NPBに行くためにもっと野球に集中できる環境に行きたいと思い、独立リーグを考えました。

―いつから独立リーグは意識していましたか?

藤:大学時にも少し考えていた時期はありましたが、4年時には野球をやめようとしていたため選択肢から除外していました。

しかし同期が独立リーグで活躍していたのを見て、社会人時代に少しずつ意識するようになりましたね。

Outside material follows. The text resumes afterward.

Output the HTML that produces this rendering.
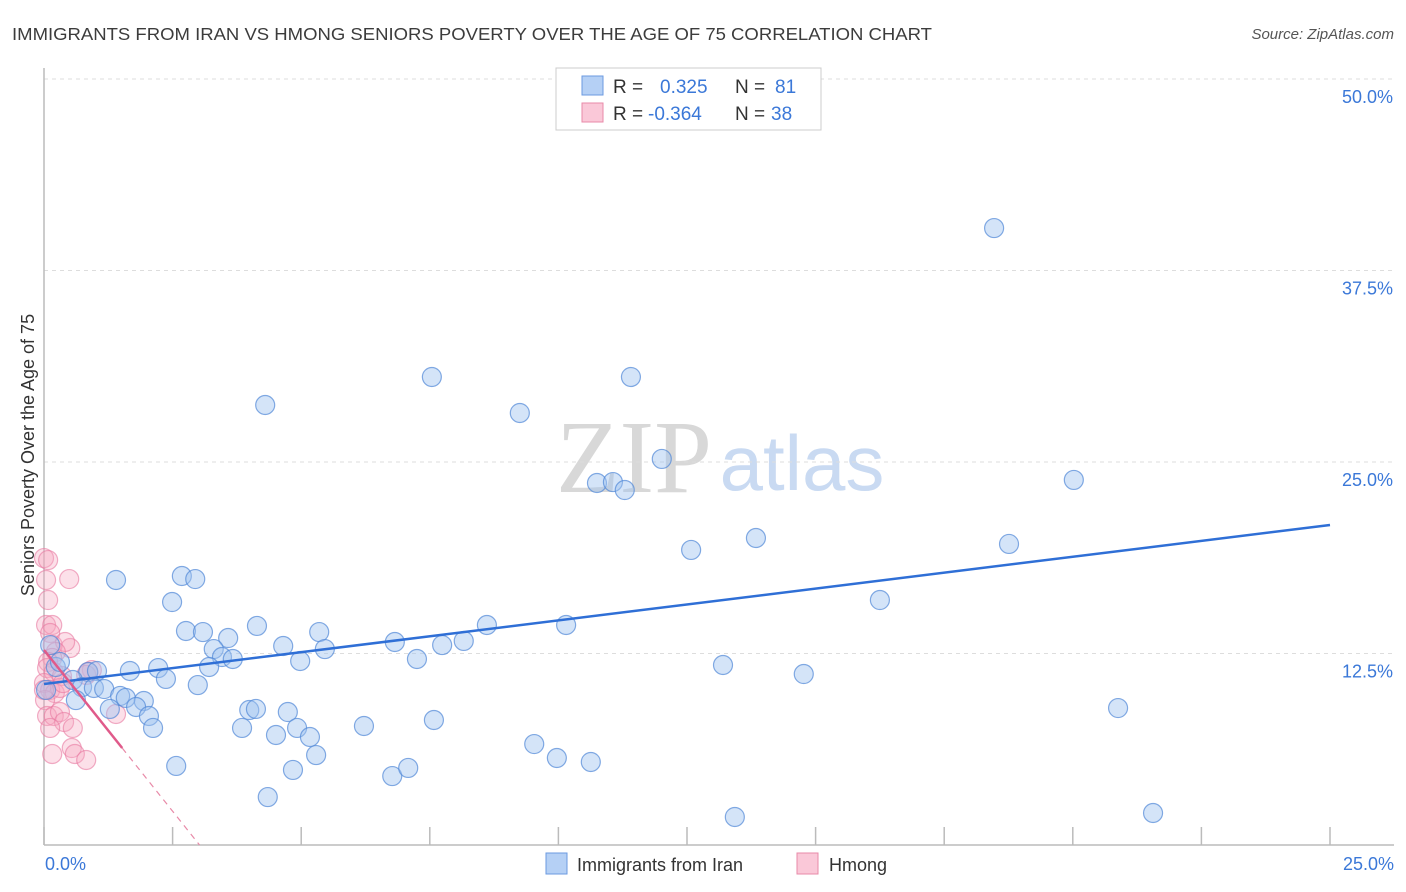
<!DOCTYPE html>
<html><head><meta charset="utf-8"><style>
body{margin:0;background:#fff;font-family:"Liberation Sans",sans-serif;}
svg{display:block}
</style></head><body>
<svg id="chart" width="1406" height="892">
<text x="12" y="40" font-size="17.5" fill="#3c3c3c" textLength="920" lengthAdjust="spacingAndGlyphs">IMMIGRANTS FROM IRAN VS HMONG SENIORS POVERTY OVER THE AGE OF 75 CORRELATION CHART</text>
<text x="1394" y="39" font-size="15" fill="#555" font-style="italic" text-anchor="end">Source: ZipAtlas.com</text>
<text x="634" y="492" font-size="104" fill="#d8d8d8" font-family="Liberation Serif,serif" text-anchor="middle">ZIP</text>
<text x="802" y="490" font-size="78" fill="#c9daf2" text-anchor="middle">atlas</text>
<g id="grid"></g><g id="axes"></g><g id="pts"></g><g id="trend"></g>
<g>
<rect x="556" y="68" width="265" height="62" fill="#fff" stroke="#ccc"/>
<rect x="582" y="76" width="21" height="19" fill="#b5d0f5" stroke="#6b9ae0"/>
<text x="613" y="93" font-size="19" fill="#333">R = </text><text x="660" y="93" font-size="19" fill="#3b78d8">0.325</text>
<text x="735" y="93" font-size="19" fill="#333">N = </text><text x="775" y="93" font-size="19" fill="#3b78d8">81</text>
<rect x="582" y="103" width="21" height="19" fill="#fac8d8" stroke="#e88aa8"/>
<text x="613" y="120" font-size="19" fill="#333">R = </text><text x="648" y="120" font-size="19" fill="#3b78d8">-0.364</text>
<text x="735" y="120" font-size="19" fill="#333">N = </text><text x="771" y="120" font-size="19" fill="#3b78d8">38</text>
</g>
<g>
<rect x="546" y="853" width="21" height="21" fill="#b5d0f5" stroke="#6b9ae0"/>
<text x="577" y="871" font-size="18" fill="#333">Immigrants from Iran</text>
<rect x="797" y="853" width="21" height="21" fill="#fac8d8" stroke="#e88aa8"/>
<text x="829" y="871" font-size="18" fill="#333">Hmong</text>
</g>
<text x="34" y="455" font-size="18" fill="#333" text-anchor="middle" transform="rotate(-90 34 455)">Seniors Poverty Over the Age of 75</text>
</svg>
<script>
const yTicks=[12.5,25,37.5,50];
const yTickLabels=["12.5%","25.0%","37.5%","50.0%"];
const xTicks=[0,2.5,5,7.5,10,12.5,15,17.5,20,22.5,25];
const xEndLabels=["0.0%","25.0%"];
const iranX=[18.47,4.30,7.54,11.41,9.25,12.01,10.75,11.06,11.29,20.02,12.58,13.84,18.76,1.40,2.68,2.94,2.49,16.25,8.61,10.15,2.76,3.09,4.14,5.35,3.58,3.30,4.65,6.82,7.74,8.16,5.46,3.46,3.67,4.98,7.25,1.67,2.22,3.21,13.20,14.77,2.37,2.99,0.86,1.03,0.56,0.74,0.97,1.17,1.48,1.59,1.94,0.62,1.28,1.79,2.04,2.12,3.99,4.12,4.74,3.85,4.92,4.51,5.17,6.22,7.58,20.88,5.29,2.57,4.84,6.77,7.08,9.53,9.97,10.63,4.35,13.43,21.56,0.23,0.31,0.12,0.04];
const iranY=[40.27,28.72,30.55,30.55,28.20,25.20,23.63,23.69,23.17,23.83,19.26,20.04,19.65,17.30,17.56,17.36,15.86,15.99,14.36,14.36,13.97,13.90,14.30,13.90,13.51,12.79,12.99,13.25,13.05,13.32,12.79,12.27,12.14,12.01,12.14,11.36,11.55,11.62,11.75,11.16,10.84,10.44,11.29,11.36,10.77,10.31,10.25,10.18,9.73,9.60,9.40,9.46,8.88,9.01,8.42,7.64,8.81,8.88,8.68,7.64,7.64,7.18,7.05,7.77,8.16,8.94,5.87,5.16,4.90,4.50,5.03,6.59,5.68,5.42,3.13,1.83,2.09,11.62,11.95,13.05,10.12];
const hmongX=[0.00,0.08,0.04,0.49,0.08,0.04,0.16,0.12,0.17,0.51,0.41,0.23,0.16,0.08,0.06,0.19,0.35,0.00,0.12,0.21,0.02,0.31,0.37,0.93,0.82,0.06,0.19,0.31,0.39,0.12,0.56,1.40,0.54,0.60,0.82,0.16,0.00,0.86];
const hmongY=[18.73,18.60,17.30,17.36,15.99,14.36,14.36,13.84,13.05,12.86,13.25,12.60,12.21,11.95,11.55,11.29,11.03,10.57,10.12,9.92,9.46,10.25,10.57,11.42,11.10,8.42,8.42,8.68,8.03,7.64,7.64,8.55,6.33,5.94,5.55,5.94,10.12,11.29];
const iranTrend=[10.51,20.89];
const hmongTrend=[12.73,-4.21];
const hmongSolidEnd=1.52;
const NS="http://www.w3.org/2000/svg";
const X=v=>44+v*51.44, Y=v=>845-v*15.32;
function mk(tag,attrs,parent){const e=document.createElementNS(NS,tag);for(const k in attrs)e.setAttribute(k,attrs[k]);parent.appendChild(e);return e;}
const grid=document.getElementById('grid'),axes=document.getElementById('axes'),pts=document.getElementById('pts'),trend=document.getElementById('trend');
yTicks.forEach((t,i)=>{
 const l=mk('line',{x1:44,x2:1394,y1:Y(t),y2:Y(t),stroke:'#ddd','stroke-dasharray':'4,4'},grid);
 
 
 const tx=mk('text',{x:1393,y:Y(t)+24,'font-size':18,fill:'#3b78d8','text-anchor':'end'},grid);
 tx.textContent=yTickLabels[i];
 
 
});
const ax=mk('line',{x1:44,x2:44,y1:68,y2:845,stroke:'#bbb','stroke-width':1.5},axes);


const bx=mk('line',{x1:44,x2:1394,y1:845,y2:845,stroke:'#bbb','stroke-width':1.5},axes);


xTicks.forEach(t=>{
 const l=mk('line',{x1:X(t),x2:X(t),y1:827,y2:845,stroke:'#bbb','stroke-width':1.5},axes);
 
 
});
[[0,'start',45],[25,'end',1394]].forEach((d,i)=>{
 const tx=mk('text',{x:d[2],y:870,'font-size':18,fill:'#3b78d8','text-anchor':d[1]},axes);
 tx.textContent=xEndLabels[i];
 
 
});
hmongX.forEach((x,i)=>{
 const c=mk('circle',{cx:X(x),cy:Y(hmongY[i]),r:9.5,fill:'rgba(245,165,192,0.35)',stroke:'rgba(232,120,160,0.6)','stroke-width':1.2},pts);
 
 
});
iranX.forEach((x,i)=>{
 const c=mk('circle',{cx:X(x),cy:Y(iranY[i]),r:9.5,fill:'rgba(160,195,240,0.45)',stroke:'rgba(80,135,215,0.7)','stroke-width':1.2},pts);
 
 
});
const bt=mk('line',{x1:X(0),y1:Y(iranTrend[0]),x2:X(25),y2:Y(iranTrend[1]),stroke:'#2f6fd6','stroke-width':2.5},trend);


const hy=x=>hmongTrend[0]+hmongTrend[1]*x;
const zeroX=-hmongTrend[0]/hmongTrend[1];
const pd=mk('line',{x1:X(hmongSolidEnd),y1:Y(hy(hmongSolidEnd)),x2:X(zeroX),y2:Y(0),stroke:'#e88aa8','stroke-width':1.2,'stroke-dasharray':'6,5'},trend);


const ps=mk('line',{x1:X(0),y1:Y(hy(0)),x2:X(hmongSolidEnd),y2:Y(hy(hmongSolidEnd)),stroke:'#e05a8a','stroke-width':2.5},trend);


</script>
</body></html>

―特殊な経歴の裏にそんな過去があったとは。初めての独立リーグですが印象は?

藤:いやぁ~、もっと選手同士が上に行くためにギスギスしていると思ったら逆でした
正直に意見を言い合える人たちばかりで、仲の良いチームだなと思いました(笑)僕も順応性が高い方なのですごく楽しいです(笑)

―楽しそうでよかったです!
今回のコロナによる状況をどのようにとらえていますか?

藤:正直1年しかチャンスないと思っていましたが、自粛期間中に伸びしろに気づき、まだいけるなと思い始めましたね
まったく悲観的にはなっていないですし、自分を見つめなおす期間、レベルアップの期間だと思って取り組めました。

(球団公式YouTubeチャンネル「ワイラプTV」での藤本投手 特集回)

―では最後に開幕に向けて、そしてファンへの一言いただけますか?

藤:僕はバランスが良い投手だと思うので使い勝手が良いピッチャー、困ったときの藤本として覚えてもらいたいですね。その上で球速も上げていき、目立っていければと考えています。
藤本がいれば大丈夫」と言われるような選手になりたいですね。

そして1年目からセットアッパーなど、試合の後半を任せてもらえる可能性があるのはうれしいです。
先発をしたい気持ちも0ではありませんが、信頼を1つずつ得ていきたいです。この世界で自分の集大成を見せられたらいいなと思います!